DIRECTION - Tally the lines of the data that include the word "seaborn" and state the total, nothing else.

[Start of DATA FOR THIS EXERCISE]

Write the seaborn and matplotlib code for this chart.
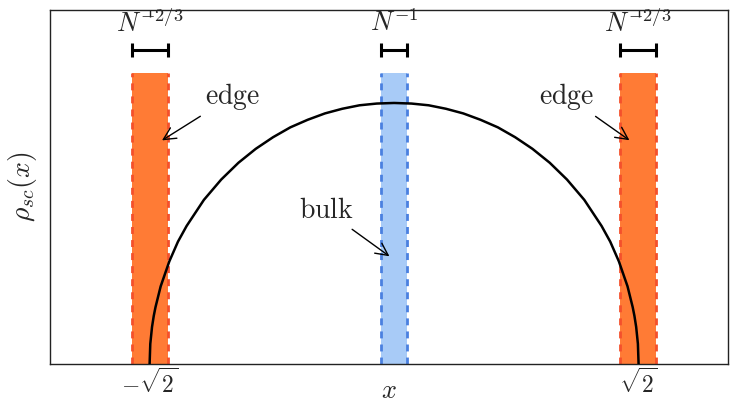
import numpy as np
import pandas as pd
import matplotlib
matplotlib.use("Agg")
import matplotlib.pyplot as plt
import seaborn as sns

# semicircle curve, values (right half, mirrored below)
half_x = [0.0, 0.1, 0.2, 0.3, 0.4, 0.5, 0.6, 0.7, 0.8, 0.9, 1.0, 1.1, 1.2,
          1.25, 1.3, 1.35, 1.38, 1.39, 1.40, 1.41, 1.414]
half_y = [0.450, 0.449, 0.446, 0.440, 0.432, 0.421, 0.408, 0.391, 0.371,
          0.347, 0.318, 0.283, 0.238, 0.211, 0.177, 0.134, 0.098, 0.083,
          0.064, 0.035, 0.0]

curve_x = [-v for v in half_x[::-1]] + half_x[1:]
curve_y = half_y[::-1] + half_y[1:]
curve = pd.DataFrame({"x": curve_x, "rho": curve_y})

# the three windows
band_centers = [-1.41, 0.0, 1.41]
band_halfw = [0.104, 0.075, 0.104]
band_top = 0.502
band_labels = [r"$N^{-2/3}$", r"$N^{-1}$", r"$N^{-2/3}$"]
band_kind = ["edge", "bulk", "edge"]

fill_col = {"edge": "#ff7b35", "bulk": "#a8cbf7"}
dash_col = {"edge": "#f4502c", "bulk": "#4a80e0"}

sns.set_style("white")
plt.rcParams["mathtext.fontset"] = "cm"
plt.rcParams["font.family"] = ["DejaVu Serif"]

fig = plt.figure(figsize=(7.3, 4.05), dpi=100)
ax = fig.add_axes([0.0685, 0.101, 0.9285, 0.874])

for c, w, kind, lab in zip(band_centers, band_halfw, band_kind, band_labels):
    ax.fill_between([c - w, c + w], 0, band_top, color=fill_col[kind], lw=0, zorder=1)
    ax.vlines([c - w, c + w], 0, band_top, colors=dash_col[kind], lw=2,
              linestyles=(0, (2.5, 2.2)), zorder=2)
    ax.errorbar([c], [0.541], xerr=[w], color="black", elinewidth=2.2,
                capsize=5, capthick=2.2, fmt="none", zorder=3)
    ax.text(c, 0.588, lab, ha="center", va="center", fontsize=19)

sns.lineplot(data=curve, x="x", y="rho", color="black", lw=1.8, ax=ax, zorder=4, sort=False)

arrow = dict(arrowstyle="->", color="black", lw=1, mutation_scale=22)
ax.annotate(r"$\mathrm{edge}$", xy=(-1.356, 0.383), xytext=(-0.934, 0.462),
            ha="center", va="center", fontsize=20, arrowprops=arrow)
ax.annotate(r"$\mathrm{edge}$", xy=(1.374, 0.383), xytext=(0.998, 0.462),
            ha="center", va="center", fontsize=20, arrowprops=arrow)
ax.annotate(r"$\mathrm{bulk}$", xy=(-0.014, 0.183), xytext=(-0.39, 0.264),
            ha="center", va="center", fontsize=20, arrowprops=arrow)

ax.set_xlim(-1.99, 1.93)
ax.set_ylim(0, 0.61)
ax.set_xticks([-np.sqrt(2), np.sqrt(2)])
ax.set_xticklabels([r"$-\sqrt{2}$", r"$\sqrt{2}$"], fontsize=17)
ax.set_yticks([])
ax.tick_params(axis="x", direction="in", top=True, bottom=True, length=5,
               width=1, color="#222222", pad=3)
ax.set_xlabel(r"$x$", fontsize=19)
ax.xaxis.set_label_coords(0.5, -0.074)
ax.xaxis.label.set_va("center")
ax.set_ylabel(r"$\rho_{sc}(x)$", fontsize=20, labelpad=8)
for s in ax.spines.values():
    s.set_color("#222222")
    s.set_linewidth(1.0)

fig.savefig("out.png", dpi=100)
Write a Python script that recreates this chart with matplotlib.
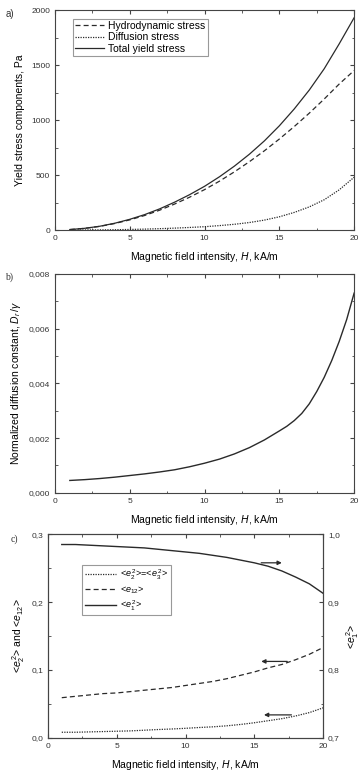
"""
Three stacked panels: yield stress components, normalized diffusion constant,
and orientation moments vs magnetic field intensity.
"""

import matplotlib
matplotlib.use("Agg")
import matplotlib.pyplot as plt
from matplotlib.ticker import MultipleLocator, FuncFormatter

plt.rcParams['font.family'] = ['Liberation Sans', 'DejaVu Sans']
plt.rcParams['mathtext.fontset'] = 'custom'
plt.rcParams['mathtext.rm'] = 'Liberation Sans'
plt.rcParams['mathtext.it'] = 'Liberation Sans:italic'

# field intensity H, kA/m
H = [1, 2, 3, 4, 5, 6, 7, 8, 9, 10, 11, 12, 13, 14, 15, 16, 17, 18, 19, 20]

# panel a: yield stress components, Pa
hydro = [4, 15, 33, 59, 92, 132, 180, 236, 298, 367, 444, 529, 621, 720, 827,
         941, 1062, 1191, 1327, 1450]
diffusion = [0.1, 0.5, 1.2, 2.5, 5, 8, 12, 17, 23, 30, 40, 52, 68, 90, 120,
             160, 210, 275, 365, 480]
total = [h + d for h, d in zip(hydro, diffusion)]

# panel b: normalized diffusion constant (denser read near the steep end)
H_b = [1, 2, 3, 4, 5, 6, 7, 8, 9, 10, 11, 12, 13, 14, 15, 15.5, 16, 16.5, 17,
       17.5, 18, 18.5, 19, 19.5, 20]
D_norm = [0.00045, 0.00048, 0.00052, 0.00057, 0.00063, 0.00069, 0.00076,
          0.00084, 0.00095, 0.00108, 0.00123, 0.00142, 0.00165, 0.00193,
          0.00226, 0.00243, 0.00264, 0.0029, 0.00325, 0.0037, 0.00422,
          0.00483, 0.00553, 0.00633, 0.0073]

# panel c: orientation moments
e2_sq = [0.008, 0.008, 0.0085, 0.009, 0.0095, 0.010, 0.011, 0.012, 0.0128,
         0.0138, 0.015, 0.016, 0.0175, 0.0195, 0.022, 0.025, 0.028, 0.032,
         0.037, 0.044]
e12 = [0.059, 0.061, 0.063, 0.065, 0.066, 0.068, 0.070, 0.072, 0.074, 0.077,
       0.080, 0.083, 0.087, 0.092, 0.097, 0.103, 0.108, 0.115, 0.123, 0.133]
e1_sq = [0.985, 0.985, 0.984, 0.983, 0.982, 0.981, 0.980, 0.978, 0.976, 0.974,
         0.972, 0.969, 0.966, 0.962, 0.958, 0.953, 0.946, 0.937, 0.927, 0.913]

LINE = '#2a2a2a'
XLABEL = 'Magnetic field intensity, $H$, kA/m'


def comma(fmt):
    return FuncFormatter(lambda v, p: (fmt % v).replace('.', ','))


def style_axes(ax, right=True):
    for s in ax.spines.values():
        s.set_color('#444444')
        s.set_linewidth(0.8)
    ax.tick_params(which='both', direction='in', top=True, right=right,
                   labelsize=6, colors='#444444', labelcolor='#333333')
    ax.tick_params(which='major', length=3)
    ax.tick_params(which='minor', length=1.8)


fig = plt.figure(figsize=(3.61, 7.76), dpi=100)

# ---- a) yield stress
ax1 = fig.add_axes([0.152, 0.7036, 0.829, 0.2835])
ax1.plot(H, hydro, ls=(0, (4, 2.5)), color=LINE, lw=0.9, label='Hydrodynamic stress')
ax1.plot(H, diffusion, ls=(0, (1, 1)), color=LINE, lw=0.9, label='Diffusion stress')
ax1.plot(H, total, ls='-', color=LINE, lw=0.9, label='Total yield stress')
ax1.set_xlim(0, 20)
ax1.set_ylim(0, 2000)
ax1.xaxis.set_major_locator(MultipleLocator(5))
ax1.xaxis.set_minor_locator(MultipleLocator(2.5))
ax1.yaxis.set_major_locator(MultipleLocator(500))
ax1.yaxis.set_minor_locator(MultipleLocator(250))
style_axes(ax1)
ax1.set_xlabel(XLABEL, fontsize=7.5, labelpad=6)
ax1.set_ylabel('Yield stress components, Pa', fontsize=7.5, labelpad=4)
leg = ax1.legend(loc='upper left', bbox_to_anchor=(0.06, 0.96), fontsize=7.5,
                 fancybox=False, edgecolor='#999999', framealpha=1,
                 handlelength=2.8, borderpad=0.2, labelspacing=0.15,
                 borderaxespad=0, handletextpad=0.4)
leg.get_frame().set_linewidth(0.8)
fig.text(0.015, 0.978, 'a)', fontsize=7, color='#333333')

# ---- b) diffusion constant
ax2 = fig.add_axes([0.152, 0.365, 0.829, 0.282])
ax2.plot(H_b, D_norm, color=LINE, lw=1.0)
ax2.set_xlim(0, 20)
ax2.set_ylim(0, 0.008)
ax2.xaxis.set_major_locator(MultipleLocator(5))
ax2.xaxis.set_minor_locator(MultipleLocator(2.5))
ax2.yaxis.set_major_locator(MultipleLocator(0.002))
ax2.yaxis.set_minor_locator(MultipleLocator(0.001))
ax2.yaxis.set_major_formatter(comma('%.3f'))
style_axes(ax2)
ax2.set_xlabel(XLABEL, fontsize=7.5, labelpad=6)
ax2.set_ylabel(r'Normalized diffusion constant, $D_r\,/\gamma$', fontsize=7.5,
               labelpad=4)
fig.text(0.015, 0.64, 'b)', fontsize=7, color='#333333', family='Liberation Serif')

# ---- c) orientation moments
ax3 = fig.add_axes([0.133, 0.0494, 0.762, 0.262])
ax3r = ax3.twinx()
l1, = ax3.plot(H, e2_sq, ls=(0, (1, 1)), color=LINE, lw=0.9)
l2, = ax3.plot(H, e12, ls=(0, (4, 2.5)), color=LINE, lw=0.9)
l3, = ax3r.plot(H, e1_sq, ls='-', color=LINE, lw=1.0)
ax3.set_xlim(0, 20)
ax3.set_ylim(0, 0.3)
ax3r.set_ylim(0.7, 1.0)
ax3.xaxis.set_major_locator(MultipleLocator(5))
ax3.xaxis.set_minor_locator(MultipleLocator(2.5))
ax3.yaxis.set_major_locator(MultipleLocator(0.1))
ax3.yaxis.set_minor_locator(MultipleLocator(0.05))
ax3r.yaxis.set_major_locator(MultipleLocator(0.1))
ax3r.yaxis.set_minor_locator(MultipleLocator(0.05))
ax3.yaxis.set_major_formatter(comma('%.1f'))
ax3r.yaxis.set_major_formatter(comma('%.1f'))
style_axes(ax3, right=False)
style_axes(ax3r)
ax3r.tick_params(which='both', top=False, left=False)
ax3.set_xlabel(XLABEL, fontsize=7.5, labelpad=6)
ax3.set_ylabel(r'<$e_2^{\,2}$> and <$e_{12}$>', fontsize=7.5, labelpad=3)
ax3r.set_ylabel(r'<$e_1^{\,2}$>', fontsize=7.5, labelpad=3)

arrow = dict(arrowstyle='-|>', color=LINE, lw=0.9, mutation_scale=6)
ax3.annotate('', xy=(17.2, 0.258), xytext=(15.3, 0.258), arrowprops=arrow)
ax3.annotate('', xy=(15.3, 0.1125), xytext=(17.6, 0.1125), arrowprops=arrow)
ax3.annotate('', xy=(15.5, 0.0336), xytext=(17.9, 0.0336), arrowprops=arrow)

leg3 = ax3.legend([l1, l2, l3],
                  [r'<$e_2^{\,2}$>=<$e_3^{\,2}$>', r'<$e_{12}$>', r'<$e_1^{\,2}$>'],
                  loc='upper left', bbox_to_anchor=(0.124, 0.851), fontsize=6.5,
                  fancybox=False, edgecolor='#999999', framealpha=1,
                  handlelength=3.4, borderpad=0.3, labelspacing=0.3,
                  borderaxespad=0, handletextpad=0.5)
leg3.get_frame().set_linewidth(0.8)
fig.text(0.03, 0.302, 'c)', fontsize=7, color='#333333', family='Liberation Serif')

fig.savefig('out.png', dpi=100)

[End of DATA FOR THIS EXERCISE]

RESULT OF THE TASK - 2